§ **PROBLEM STATEMENT**:
Reproduce all the lines below exactly and omit the images.

§ **INFORMATION PROVIDED**:
%%

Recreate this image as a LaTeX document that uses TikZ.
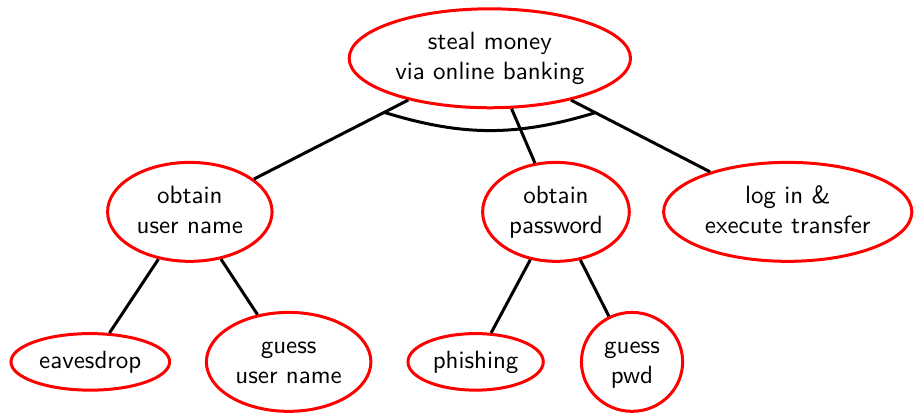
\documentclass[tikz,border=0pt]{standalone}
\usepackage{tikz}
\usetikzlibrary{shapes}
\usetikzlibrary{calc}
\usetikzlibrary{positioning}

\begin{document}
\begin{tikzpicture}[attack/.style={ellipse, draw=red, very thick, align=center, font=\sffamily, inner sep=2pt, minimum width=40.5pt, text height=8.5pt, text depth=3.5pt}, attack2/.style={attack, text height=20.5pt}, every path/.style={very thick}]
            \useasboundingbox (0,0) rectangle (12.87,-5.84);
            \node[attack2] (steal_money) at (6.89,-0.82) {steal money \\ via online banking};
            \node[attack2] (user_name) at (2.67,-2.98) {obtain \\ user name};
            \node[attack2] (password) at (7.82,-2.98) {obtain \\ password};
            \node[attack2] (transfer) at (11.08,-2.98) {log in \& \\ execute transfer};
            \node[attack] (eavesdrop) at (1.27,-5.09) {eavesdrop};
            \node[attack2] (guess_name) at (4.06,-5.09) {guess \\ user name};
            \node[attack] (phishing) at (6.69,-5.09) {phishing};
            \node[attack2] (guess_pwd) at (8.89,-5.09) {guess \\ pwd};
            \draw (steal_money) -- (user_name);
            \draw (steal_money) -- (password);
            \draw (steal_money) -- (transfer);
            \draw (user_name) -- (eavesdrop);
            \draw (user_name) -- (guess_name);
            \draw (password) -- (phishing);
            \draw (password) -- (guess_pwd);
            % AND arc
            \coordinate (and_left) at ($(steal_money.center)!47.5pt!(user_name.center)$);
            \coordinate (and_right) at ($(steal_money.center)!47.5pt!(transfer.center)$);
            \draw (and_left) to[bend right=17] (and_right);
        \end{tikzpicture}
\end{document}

%%

§ **TASK RESPONSE**:
Recreate this image as a LaTeX document that uses TikZ.
\documentclass[tikz,border=0pt]{standalone}
\usepackage{tikz}
\usetikzlibrary{shapes}
\usetikzlibrary{calc}
\usetikzlibrary{positioning}

\begin{document}
\begin{tikzpicture}[attack/.style={ellipse, draw=red, very thick, align=center, font=\sffamily, inner sep=2pt, minimum width=40.5pt, text height=8.5pt, text depth=3.5pt}, attack2/.style={attack, text height=20.5pt}, every path/.style={very thick}]
            \useasboundingbox (0,0) rectangle (12.87,-5.84);
            \node[attack2] (steal_money) at (6.89,-0.82) {steal money \\ via online banking};
            \node[attack2] (user_name) at (2.67,-2.98) {obtain \\ user name};
            \node[attack2] (password) at (7.82,-2.98) {obtain \\ password};
            \node[attack2] (transfer) at (11.08,-2.98) {log in \& \\ execute transfer};
            \node[attack] (eavesdrop) at (1.27,-5.09) {eavesdrop};
            \node[attack2] (guess_name) at (4.06,-5.09) {guess \\ user name};
            \node[attack] (phishing) at (6.69,-5.09) {phishing};
            \node[attack2] (guess_pwd) at (8.89,-5.09) {guess \\ pwd};
            \draw (steal_money) -- (user_name);
            \draw (steal_money) -- (password);
            \draw (steal_money) -- (transfer);
            \draw (user_name) -- (eavesdrop);
            \draw (user_name) -- (guess_name);
            \draw (password) -- (phishing);
            \draw (password) -- (guess_pwd);
            % AND arc
            \coordinate (and_left) at ($(steal_money.center)!47.5pt!(user_name.center)$);
            \coordinate (and_right) at ($(steal_money.center)!47.5pt!(transfer.center)$);
            \draw (and_left) to[bend right=17] (and_right);
        \end{tikzpicture}
\end{document}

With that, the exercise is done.